Я только что приехал.{850} Теперь половина двенадцатого. Немного устал и сажусь писать. Мне подали чаю и воды умываться. В промежутке напишу тебе несколько строк. В Лейпциге мне пришлось дожидаться с 1/2 6-го до 11 ночи, но уж таков Schnellzug.[77] Сидел в воксале, закусил и выпил кофею. Всё ходил по зале огромной и залитой волнами дыма, пропитанного пивом. Разболелась голова, и расстроились нервы. Всё думал о тебе и воображал: зачем я мою Аню покинул. Всю тебя вспомнил, до последней складочки твоей души и твоего сердца, за всё это время, с октября месяца начиная, и понял, что такого цельного, ясного, тихого, кроткого, прекрасного, невинного и в меня верующего ангела, как ты, — я и не стою. Как мог я бросить тебя? Зачем я еду? Куда я еду? Мне Бог тебя вручил, чтоб ничего из зачатков и богатств твоей души и твоего сердца не пропало, а напротив, чтоб богато и роскошно взросло и расцвело; дал мне тебя, чтоб я свои грехи огромные тобою искупил, представив тебя Богу развитой, направленной, сохраненной, спасенной от всего, что низко и дух мертвит; а я (хоть эта мысль беспрерывно и прежде мне втихомолку про себя приходила, особенно когда я молился), — а я такими бесхарактерными, сбитыми с толку вещами, как эта глупая теперешняя поездка моя сюда, — самоё тебя могу сбить с толку. Ужас как грустно стало мне вчера. Так бы, кажется, и обнял тебя, кабы ты со мной была, а назад не воротился, хоть и мелькала мысль. Как вспомню о всех этих Врангелях, Латкиных, Рейслерах{851} и о многом прочем, что их поважнее, так и собьюсь совсем и спутаюсь. Глупость, глупость я делаю, а главное, скверность и слабость, но тут есть крошечный шанс и… но черт с этим, перестану!
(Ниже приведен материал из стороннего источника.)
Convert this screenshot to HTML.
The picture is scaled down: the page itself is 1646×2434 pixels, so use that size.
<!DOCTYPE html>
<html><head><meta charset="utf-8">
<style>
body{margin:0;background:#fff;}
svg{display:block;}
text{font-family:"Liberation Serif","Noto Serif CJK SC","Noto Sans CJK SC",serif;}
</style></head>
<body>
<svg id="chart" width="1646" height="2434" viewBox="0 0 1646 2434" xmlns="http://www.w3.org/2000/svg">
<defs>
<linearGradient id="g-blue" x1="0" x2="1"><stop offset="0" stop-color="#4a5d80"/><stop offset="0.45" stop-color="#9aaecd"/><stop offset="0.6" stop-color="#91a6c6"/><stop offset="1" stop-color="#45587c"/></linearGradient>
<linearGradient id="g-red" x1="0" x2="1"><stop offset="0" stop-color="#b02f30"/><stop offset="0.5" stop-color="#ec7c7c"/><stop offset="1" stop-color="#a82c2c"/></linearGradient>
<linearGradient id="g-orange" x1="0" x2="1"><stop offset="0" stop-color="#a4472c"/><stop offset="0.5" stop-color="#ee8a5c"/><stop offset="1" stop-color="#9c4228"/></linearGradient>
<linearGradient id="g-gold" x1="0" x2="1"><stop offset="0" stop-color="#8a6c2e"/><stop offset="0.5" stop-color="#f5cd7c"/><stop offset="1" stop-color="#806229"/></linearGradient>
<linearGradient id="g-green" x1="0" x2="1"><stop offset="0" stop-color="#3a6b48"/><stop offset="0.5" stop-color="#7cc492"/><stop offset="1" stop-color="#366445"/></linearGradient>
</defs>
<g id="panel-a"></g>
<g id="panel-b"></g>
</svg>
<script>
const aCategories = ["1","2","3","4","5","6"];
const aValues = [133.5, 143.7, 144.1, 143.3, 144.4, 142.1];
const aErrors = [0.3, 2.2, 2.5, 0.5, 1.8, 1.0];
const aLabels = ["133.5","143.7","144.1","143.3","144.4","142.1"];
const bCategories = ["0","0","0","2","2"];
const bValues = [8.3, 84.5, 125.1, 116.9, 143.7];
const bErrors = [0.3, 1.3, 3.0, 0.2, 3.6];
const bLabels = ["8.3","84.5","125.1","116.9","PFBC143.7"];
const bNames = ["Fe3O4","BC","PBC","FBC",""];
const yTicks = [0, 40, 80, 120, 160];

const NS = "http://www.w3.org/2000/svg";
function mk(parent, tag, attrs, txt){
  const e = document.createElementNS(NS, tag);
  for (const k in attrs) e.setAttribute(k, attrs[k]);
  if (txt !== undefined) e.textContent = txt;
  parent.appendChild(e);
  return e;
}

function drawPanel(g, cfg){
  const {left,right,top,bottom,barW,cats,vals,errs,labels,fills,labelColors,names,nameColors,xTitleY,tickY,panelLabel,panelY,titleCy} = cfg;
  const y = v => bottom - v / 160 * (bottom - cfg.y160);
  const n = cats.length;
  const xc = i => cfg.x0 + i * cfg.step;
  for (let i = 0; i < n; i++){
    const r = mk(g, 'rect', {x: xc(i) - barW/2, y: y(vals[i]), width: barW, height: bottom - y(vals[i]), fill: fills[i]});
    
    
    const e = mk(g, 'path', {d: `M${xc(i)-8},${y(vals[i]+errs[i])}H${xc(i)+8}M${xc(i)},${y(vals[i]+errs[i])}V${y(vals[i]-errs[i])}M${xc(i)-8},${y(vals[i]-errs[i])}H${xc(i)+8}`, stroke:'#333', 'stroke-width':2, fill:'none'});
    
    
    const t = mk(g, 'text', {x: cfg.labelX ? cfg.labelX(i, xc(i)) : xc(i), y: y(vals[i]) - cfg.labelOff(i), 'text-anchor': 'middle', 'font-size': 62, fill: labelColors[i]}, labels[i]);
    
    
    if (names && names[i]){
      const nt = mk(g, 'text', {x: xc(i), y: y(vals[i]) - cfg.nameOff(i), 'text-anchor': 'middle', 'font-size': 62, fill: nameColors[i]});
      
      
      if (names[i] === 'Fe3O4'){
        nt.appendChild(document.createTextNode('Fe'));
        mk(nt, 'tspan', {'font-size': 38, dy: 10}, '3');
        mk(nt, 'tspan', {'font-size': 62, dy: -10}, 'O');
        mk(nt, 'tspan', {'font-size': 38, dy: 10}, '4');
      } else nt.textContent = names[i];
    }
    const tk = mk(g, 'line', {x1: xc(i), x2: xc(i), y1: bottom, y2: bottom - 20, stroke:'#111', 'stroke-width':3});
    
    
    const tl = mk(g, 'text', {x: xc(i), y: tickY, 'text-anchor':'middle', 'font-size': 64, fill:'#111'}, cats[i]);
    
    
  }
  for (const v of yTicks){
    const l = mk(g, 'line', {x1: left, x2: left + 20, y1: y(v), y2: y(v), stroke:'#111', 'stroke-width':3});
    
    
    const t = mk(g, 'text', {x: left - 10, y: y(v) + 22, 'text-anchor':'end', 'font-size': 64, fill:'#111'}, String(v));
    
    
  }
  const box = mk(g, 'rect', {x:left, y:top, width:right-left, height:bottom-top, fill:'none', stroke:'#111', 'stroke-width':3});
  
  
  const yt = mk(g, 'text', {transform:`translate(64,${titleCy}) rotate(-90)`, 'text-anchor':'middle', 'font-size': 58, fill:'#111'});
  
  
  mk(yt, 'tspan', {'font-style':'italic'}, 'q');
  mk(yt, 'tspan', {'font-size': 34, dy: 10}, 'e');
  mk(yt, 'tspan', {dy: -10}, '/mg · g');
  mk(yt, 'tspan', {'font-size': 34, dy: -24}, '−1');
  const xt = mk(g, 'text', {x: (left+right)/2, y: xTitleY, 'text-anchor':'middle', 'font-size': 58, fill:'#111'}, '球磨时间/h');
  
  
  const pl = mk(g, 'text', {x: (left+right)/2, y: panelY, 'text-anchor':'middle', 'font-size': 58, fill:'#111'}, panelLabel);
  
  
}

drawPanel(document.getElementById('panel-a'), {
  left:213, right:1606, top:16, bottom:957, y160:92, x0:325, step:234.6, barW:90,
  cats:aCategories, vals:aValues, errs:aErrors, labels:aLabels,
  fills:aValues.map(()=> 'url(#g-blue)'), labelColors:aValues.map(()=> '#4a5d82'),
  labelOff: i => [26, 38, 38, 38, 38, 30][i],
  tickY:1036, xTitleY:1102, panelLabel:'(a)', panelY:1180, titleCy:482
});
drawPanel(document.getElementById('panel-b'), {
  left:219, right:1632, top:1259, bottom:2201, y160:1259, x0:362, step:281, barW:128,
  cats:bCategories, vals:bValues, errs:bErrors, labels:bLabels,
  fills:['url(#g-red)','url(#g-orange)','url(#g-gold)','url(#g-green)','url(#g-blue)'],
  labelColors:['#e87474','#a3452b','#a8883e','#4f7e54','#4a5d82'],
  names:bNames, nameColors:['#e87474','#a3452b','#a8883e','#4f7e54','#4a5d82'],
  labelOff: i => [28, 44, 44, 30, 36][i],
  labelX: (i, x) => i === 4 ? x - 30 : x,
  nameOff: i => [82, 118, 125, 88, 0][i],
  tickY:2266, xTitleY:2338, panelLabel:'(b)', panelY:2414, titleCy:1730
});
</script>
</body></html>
Наконец сели и поехали. Вагон полный. Немцы преучтивые, хотя ужасно зверские снаружи. Представь себе: ночь была до того холодна, как у нас в октябре, в ненастье. Стекла отпотели, — а я-то в своем легоньком пальто и в летних панталонах. Продрог ужасно; удалось часа три заснуть — от холоду проснулся. В три часа закоченелый выпил в подвернувшемся воксале чашку кофею и обогрелся минут десять. Затем опять в вагон. К утру сделалось теплее гораздо. Места здесь есть прекрасные, но всё сумрачно, облачно, сыро и холодно, холоднее, чем в Дрездене. Ждут, что разгуляется. В Франкфурте и двух минут не был, боясь упустить отправляющийся вагон сюда, — и вот я здесь, в Hôtel «Victoria». Комната пять франков в день и — видимо разбойники. Но пробуду дня два и уж самое большее — три. Иначе невозможно — даже если б успех.